Dwóch podejrzanie wyglądających mężczyzn znalazło cudzy portfel, chwilę później z ich rąk (dosłownie) odbiła go 20-latka. Właściciel zgubionego portfela miał wyjątkowo dużo szczęścia.
Pewna młoda gliwiczanka przechodziła w niedzielę przez parking przy alei Majowej i zauważyła taką oto scenkę rodzajową: dwóch, jak to określiła, „zaniedbanych i nietrzeźwych mężczyzn w brudnych ubraniach” znalazło portfel, a fakt ten wprawił ich w znakomity humor.

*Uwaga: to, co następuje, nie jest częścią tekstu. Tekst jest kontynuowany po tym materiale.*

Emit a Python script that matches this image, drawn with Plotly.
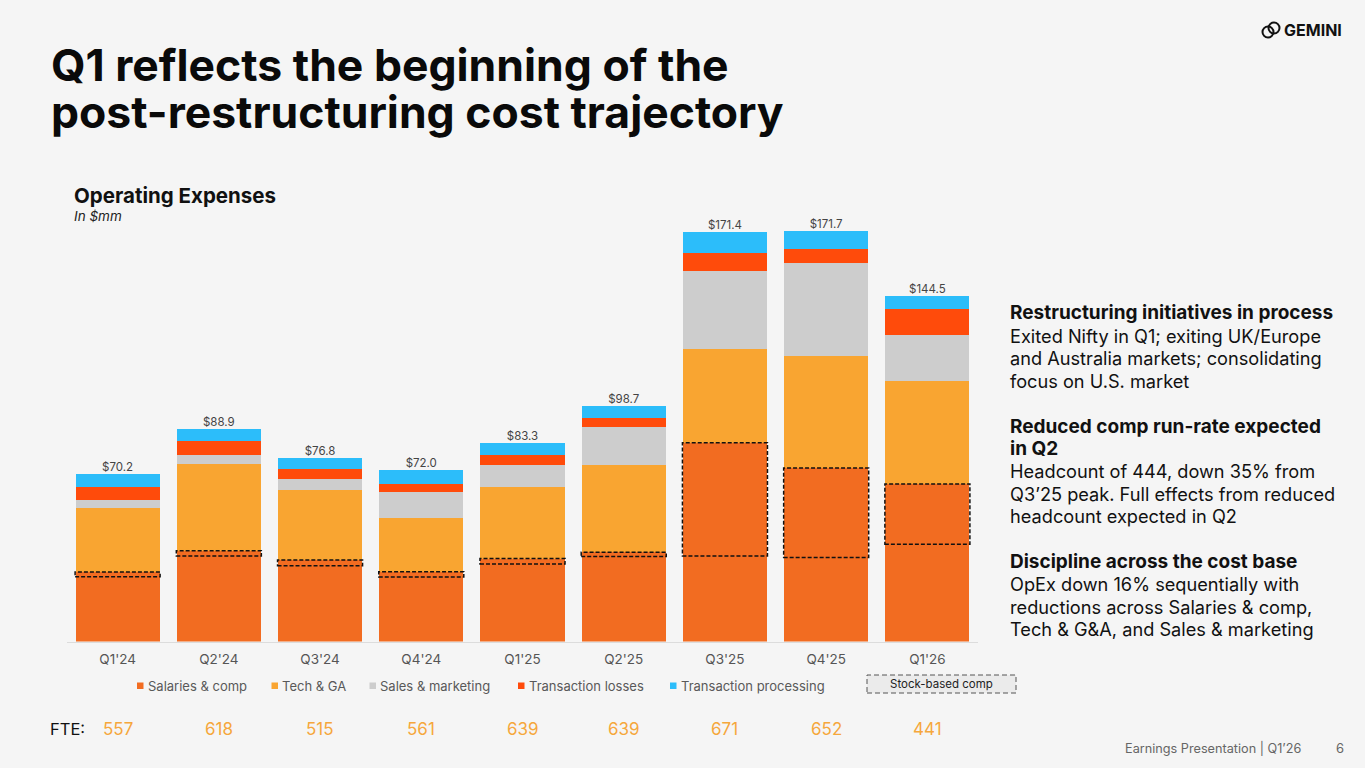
import plotly.graph_objects as go

W, H = 1365, 768

# --- data (in $mm) ---
quarters = ["Q1'24", "Q2'24", "Q3'24", "Q4'24", "Q1'25", "Q2'25", "Q3'25", "Q4'25", "Q1'26"]
salaries_comp = [29.1, 38.0, 34.1, 29.2, 34.7, 37.4, 83.2, 72.6, 65.9]
tech_ga = [26.9, 36.2, 29.3, 22.4, 30.1, 36.6, 39.1, 47.0, 43.1]
sales_marketing = [3.2, 3.9, 4.5, 11.1, 9.0, 16.0, 32.9, 38.9, 19.1]
transaction_losses = [5.6, 5.9, 4.4, 3.2, 4.2, 3.6, 7.5, 5.9, 11.1]
transaction_processing = [5.4, 4.9, 4.5, 6.1, 5.3, 5.1, 8.7, 7.3, 5.3]
stock_based_comp = [2.0, 2.2, 2.4, 2.2, 2.3, 1.8, 47.4, 37.4, 25.2]
totals = [70.2, 88.9, 76.8, 72.0, 83.3, 98.7, 171.4, 171.7, 144.5]
fte = [557, 618, 515, 561, 639, 639, 671, 652, 441]

series_names = ["Salaries & comp", "Tech & GA", "Sales & marketing",
                "Transaction losses", "Transaction processing"]
series_values = [salaries_comp, tech_ga, sales_marketing,
                 transaction_losses, transaction_processing]
series_colors = ["#f26c21", "#f9a531", "#cdcdcd", "#ff4b0b", "#2cbdfa"]

FONT = "Inter, Roboto, sans-serif"
BG = "#f5f5f5"


def fx(p):
    return p / W


def fy(p):
    return 1 - p / H


fig = go.Figure()

for name, vals, col in zip(series_names, series_values, series_colors):
    fig.add_trace(go.Bar(
        x=quarters, y=vals, name=name,
        marker=dict(color=col, line=dict(width=0)),
        showlegend=False,
    ))

# total labels above each stack
fig.add_trace(go.Scatter(
    x=quarters, y=totals, mode="text",
    text=[f"${t:.1f}" for t in totals],
    textposition="top center",
    textfont=dict(family=FONT, size=11.5, color="#444444"),
    showlegend=False, hoverinfo="skip",
))

# stock-based comp: dashed box at the top of Salaries & comp
half = 0.42
for i, (s, b) in enumerate(zip(salaries_comp, stock_based_comp)):
    fig.add_shape(type="rect", xref="x", yref="y",
                  x0=i - half, x1=i + half, y0=s - b, y1=s,
                  line=dict(color="#111111", width=1.5, dash="4px,2px"),
                  fillcolor="rgba(0,0,0,0)")

annotations = []

# title
annotations.append(dict(text="<b>Q1 reflects the beginning of the</b>", x=fx(49), y=fy(65),
                        xanchor="left", yanchor="middle",
                        font=dict(family=FONT, size=44.5, color="#0a0a0a")))
annotations.append(dict(text="<b>post-restructuring cost trajectory</b>", x=fx(49), y=fy(112),
                        xanchor="left", yanchor="middle",
                        font=dict(family=FONT, size=44.5, color="#0a0a0a")))

# chart heading
annotations.append(dict(text="<b>Operating Expenses</b>", x=fx(72), y=fy(195),
                        xanchor="left", yanchor="middle",
                        font=dict(family=FONT, size=20.5, color="#111111")))
annotations.append(dict(text="<i>In $mm</i>", x=fx(72), y=fy(216),
                        xanchor="left", yanchor="middle",
                        font=dict(family=FONT, size=13.5, color="#222222")))

# custom legend
legend_sq = [137, 271.5, 369.5, 518, 670]
for name, col, sx in zip(series_names, series_colors, legend_sq):
    fig.add_shape(type="rect", xref="paper", yref="paper",
                  x0=fx(sx), x1=fx(sx + 6.5), y0=fy(689), y1=fy(682.5),
                  fillcolor=col, line=dict(width=0))
    annotations.append(dict(text=name, x=fx(sx + 8.5), y=fy(685.5),
                            xanchor="left", yanchor="middle",
                            font=dict(family=FONT, size=13, color="#595959")))

# stock-based comp legend box
fig.add_shape(type="rect", xref="paper", yref="paper",
              x0=fx(867), x1=fx(1016), y0=fy(693), y1=fy(675),
              fillcolor="#ebebeb", line=dict(color="#555555", width=1, dash="5px,3px"))
annotations.append(dict(text="Stock-based comp", x=fx(941.5), y=fy(684),
                        xanchor="center", yanchor="middle",
                        font=dict(family=FONT, size=11.5, color="#222222")))

# FTE row
annotations.append(dict(text="FTE:", x=fx(48), y=fy(729),
                        xanchor="left", yanchor="middle",
                        font=dict(family=FONT, size=16.5, color="#111111")))
for q, n in zip(quarters, fte):
    annotations.append(dict(text=str(n), x=q, xref="x", y=fy(729), yref="paper",
                            xanchor="center", yanchor="middle",
                            font=dict(family=FONT, size=17, color="#f5a73c")))

# commentary on the right
commentary = [
    ("Restructuring initiatives in process", True),
    ("Exited Nifty in Q1; exiting UK/Europe", False),
    ("and Australia markets; consolidating", False),
    ("focus on U.S. market", False),
    ("", False),
    ("Reduced comp run-rate expected", True),
    ("in Q2", True),
    ("Headcount of 444, down 35% from", False),
    ("Q3\u201925 peak. Full effects from reduced", False),
    ("headcount expected in Q2", False),
    ("", False),
    ("Discipline across the cost base", True),
    ("OpEx down 16% sequentially with", False),
    ("reductions across Salaries & comp,", False),
    ("Tech & G&A, and Sales & marketing", False),
]
for i, (line, bold) in enumerate(commentary):
    if not line:
        continue
    annotations.append(dict(text=f"<b>{line}</b>" if bold else line,
                            x=fx(1008), y=fy(313 + i * 22.6),
                            xanchor="left", yanchor="middle",
                            font=dict(family=FONT, size=19 if bold else 18.2,
                                      color="#111111")))

# footer
annotations.append(dict(text="Earnings Presentation | Q1\u201926", x=fx(1123), y=fy(748),
                        xanchor="left", yanchor="middle",
                        font=dict(family=FONT, size=12.7, color="#666666")))
annotations.append(dict(text="6", x=fx(1340), y=fy(748),
                        xanchor="center", yanchor="middle",
                        font=dict(family=FONT, size=13, color="#666666")))

# logo
annotations.append(dict(text="<b>GEMINI</b>", x=fx(1282), y=fy(30.5),
                        xanchor="left", yanchor="middle",
                        font=dict(family=FONT, size=16, color="#111111")))
fig.add_shape(type="circle", xref="paper", yref="paper",
              x0=fx(1268.5), x1=fx(1279.5), y0=fy(33.5), y1=fy(22.5),
              line=dict(color="#111111", width=2))
fig.add_shape(type="circle", xref="paper", yref="paper",
              x0=fx(1262.5), x1=fx(1273.5), y0=fy(37.5), y1=fy(26.5),
              line=dict(color="#111111", width=2))

for a in annotations:
    a.setdefault("xref", "paper")
    a.setdefault("yref", "paper")
    a["showarrow"] = False

fig.update_layout(
    width=W, height=H,
    margin=dict(l=0, r=0, t=0, b=0),
    paper_bgcolor=BG, plot_bgcolor=BG,
    barmode="stack", bargap=0.17,
    font=dict(family=FONT),
    showlegend=False,
    annotations=annotations,
    xaxis=dict(domain=[fx(67), fx(978)], type="category",
               showgrid=False, zeroline=False,
               showline=True, linecolor="#dcdcdc", linewidth=1,
               ticks="", ticklabelstandoff=5,
               tickfont=dict(family=FONT, size=13.5, color="#555555"),
               fixedrange=True),
    yaxis=dict(domain=[fy(641.5), fy(211.5)], range=[0, 180],
               visible=False, fixedrange=True),
)

# the page body has a default 8px margin; remove it so the slide fills the window
fig.write_html("out.html", config={"displayModeBar": False},
               post_script="document.body.style.margin='0';")
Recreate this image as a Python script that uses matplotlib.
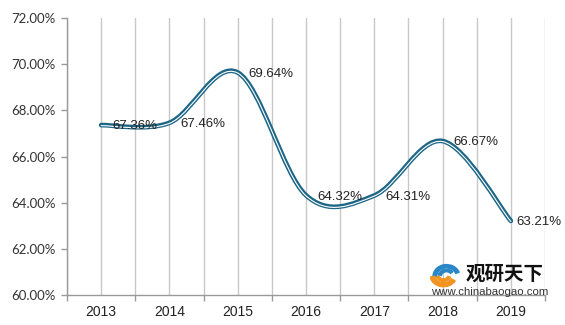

Kobieta błyskawicznie chwyciła łup i odebrała go ewidentnie nieuczciwym znalazcom. Ci próbowali jeszcze „walczyć”, ale zdecydowana postawa 20-latki skutecznie ich zniechęciła. Panowie zostali na parkingu z nieciekawymi minami, złorzecząc kobiecie
– relacjonuje podinspektor Marek Słomski, oficer prasowy KMP Gliwice.
– Gliwiczanka udała się do domu, sprawdziła zawartość zabezpieczonego mienia, odczytała dane i we własnym zakresie zaczęła poszukiwania właściciela na Facebooku. Niestety, nie udało. Młoda kobieta poszła na policję i stróżom prawa przekazała odzyskany portfel marki Puma, koloru wojskowej zieleni, wraz z kartą Visa oraz… karteczką z numerem PIN. Właściciela zapraszamy po odbiór swojego mienia – dodaje Słomski.
Mniej szczęścia miał właściciel dowodu osobistego i karty płatniczej, który zgubił swoje etui w rejonie jednego z pubów w centrum miasta.
Nieuczciwi znalazcy dokonywali jego kartą kilkunastu płatności zbliżeniowych w różnych sklepach na łączną kwotę prawie 600 złotych. Sprawę wyjaśniają gliwiccy policjanci, którzy zabezpieczają monitoringi w konkretnych lokalizacjach
– kontynuuje rzecznik.
Policja przypomina, że korzystanie z cudzej karty bankomatowej, bez względu na kwotę, jaką planujemy nią uiścić, jest przestępstwem, za które grozi kara do 10 lat pozbawienia wolności.